Even worse news from Haiti: conditions in Port-au-Prince and elsewhere are so terrible, and medical help so scarce, that quake victims, some with grievous injuries requiring amputation, have no choice but to make the difficult overland journey to the PiH centers.
"It's been a horrifying catastrophe," says Pulitzer Prize–winning author Tracy Kidder, whose 2003 best-selling book Mountains Beyond Mountains (Random House) introduced the world to the dauntless, tireless Farmer and his organization.
Many outlets offering relief and support to Haitians were headquartered in Port-au-Prince and were effectively decapitated by the January 12 quake, which struck just 16 miles west of the capital city and measured 7.0 on the Richter scale. But PiH, which employs more than 100 Haitian doctors and thousands of community health workers, is intact — its major hospital is in Cange, several hours northeast of Port-au-Prince.
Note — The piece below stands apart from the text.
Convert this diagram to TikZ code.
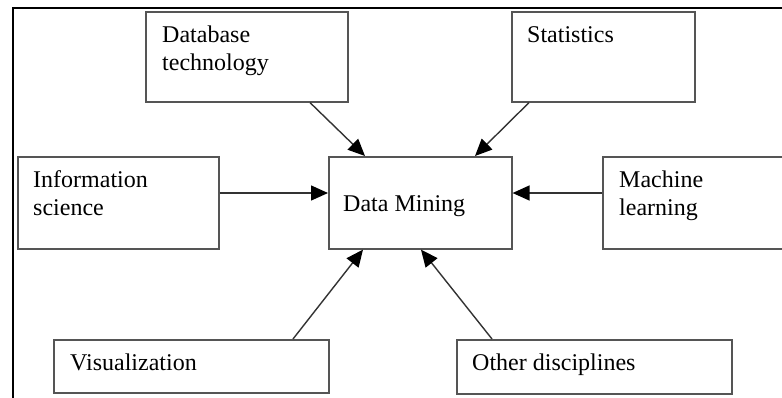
\documentclass[tikz,border=0pt]{standalone}
\usepackage{fontspec}
\setmainfont{Liberation Serif}
\usetikzlibrary{arrows.meta,calc}
\definecolor{boxgray}{HTML}{555555}
\definecolor{linegray}{HTML}{333333}
\begin{document}
\begin{tikzpicture}[x=1pt,y=-1pt,
  box/.style={draw=boxgray,line width=1.6pt,rectangle,inner sep=0pt,anchor=north west},
  lbl/.style={anchor=base west,inner sep=0pt,font=\fontsize{24}{28}\selectfont,align=left},
  conn/.style={draw=linegray,line width=1.4pt,-{Triangle[length=17pt,width=15pt,color=black]}}]
\clip (0,0) rectangle (782,397);
\fill[white] (0,0) rectangle (782,397);
% outer frame
\draw[black,line width=2pt] (13,400) -- (13,8) -- (790,8);
% boxes
\node[box,minimum width=202pt,minimum height=90pt] (db) at (145,11) {};
\node[box,minimum width=183pt,minimum height=90pt] (st) at (511,11) {};
\node[box,minimum width=201pt,minimum height=92pt] (is) at (17,156) {};
\node[box,minimum width=183pt,minimum height=92pt] (dm) at (328,156) {};
\node[box,minimum width=200pt,minimum height=92pt] (ml) at (602,156) {};
\node[box,minimum width=275pt,minimum height=53pt] (vi) at (53,339) {};
\node[box,minimum width=275pt,minimum height=54pt] (od) at (456,339) {};
% labels
\node[lbl] (tdb) at (162,70) {Database\\technology};
\node[lbl] (tst) at (527,42) {Statistics};
\node[lbl] (tis) at (33,215) {Information\\science};
\node[lbl] (tdm) at (343,211) {Data Mining};
\node[lbl] (tml) at (619,215) {Machine\\learning};
\node[lbl] (tvi) at (70,370) {Visualization};
\node[lbl] (tod) at (472,370) {Other disciplines};
% connectors
\draw[conn] ($(db.south west)+(165,0)$) -- ($(dm.north west)+(37,0)$);
\draw[conn] ($(st.south west)+(18,0)$) -- ($(dm.north west)+(147,0)$);
\draw[conn] ($(is.north east)+(0,37)$) -- ($(dm.north west)+(0,37)$);
\draw[conn] ($(ml.north west)+(0,37)$) -- ($(dm.north east)+(0,37)$);
\draw[conn] ($(vi.north west)+(240,0)$) -- ($(dm.south west)+(35,0)$);
\draw[conn] ($(od.north west)+(36,0)$) -- ($(dm.south west)+(93,0)$);
\end{tikzpicture}
\end{document}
In the aftermath of the earthquake, that hospital has expanded to make use of space in a neighboring church and a school. "There are patients all over the place," says Kidder of the reports he and PiH are getting from the clinics, adding that PIH is also striving to send medical workers to the urban-relief efforts even while handling the massive influx of new cases.
Kidder, who lives in Massachusetts and Maine, is adamant that Haiti needs not just relief money, but a societal change in which its people have more of a say in how the nation develops. He has argued that the international aid now pouring into one of the world's poorest countries be the start of a new chapter for Haiti, rather than just a temporary boon to assist with rescues.
Many people — worried about the looting and civil disorder in Haiti in the wake of the earthquake — are skeptical of giving aid and about Haiti's future, but Kidder asks, "how would New Yorkers, or any Americans, respond" in identical circumstances, with no food, shelter, water, and only the clothing on their backs — and with no certainty that loved ones were safe, or even alive?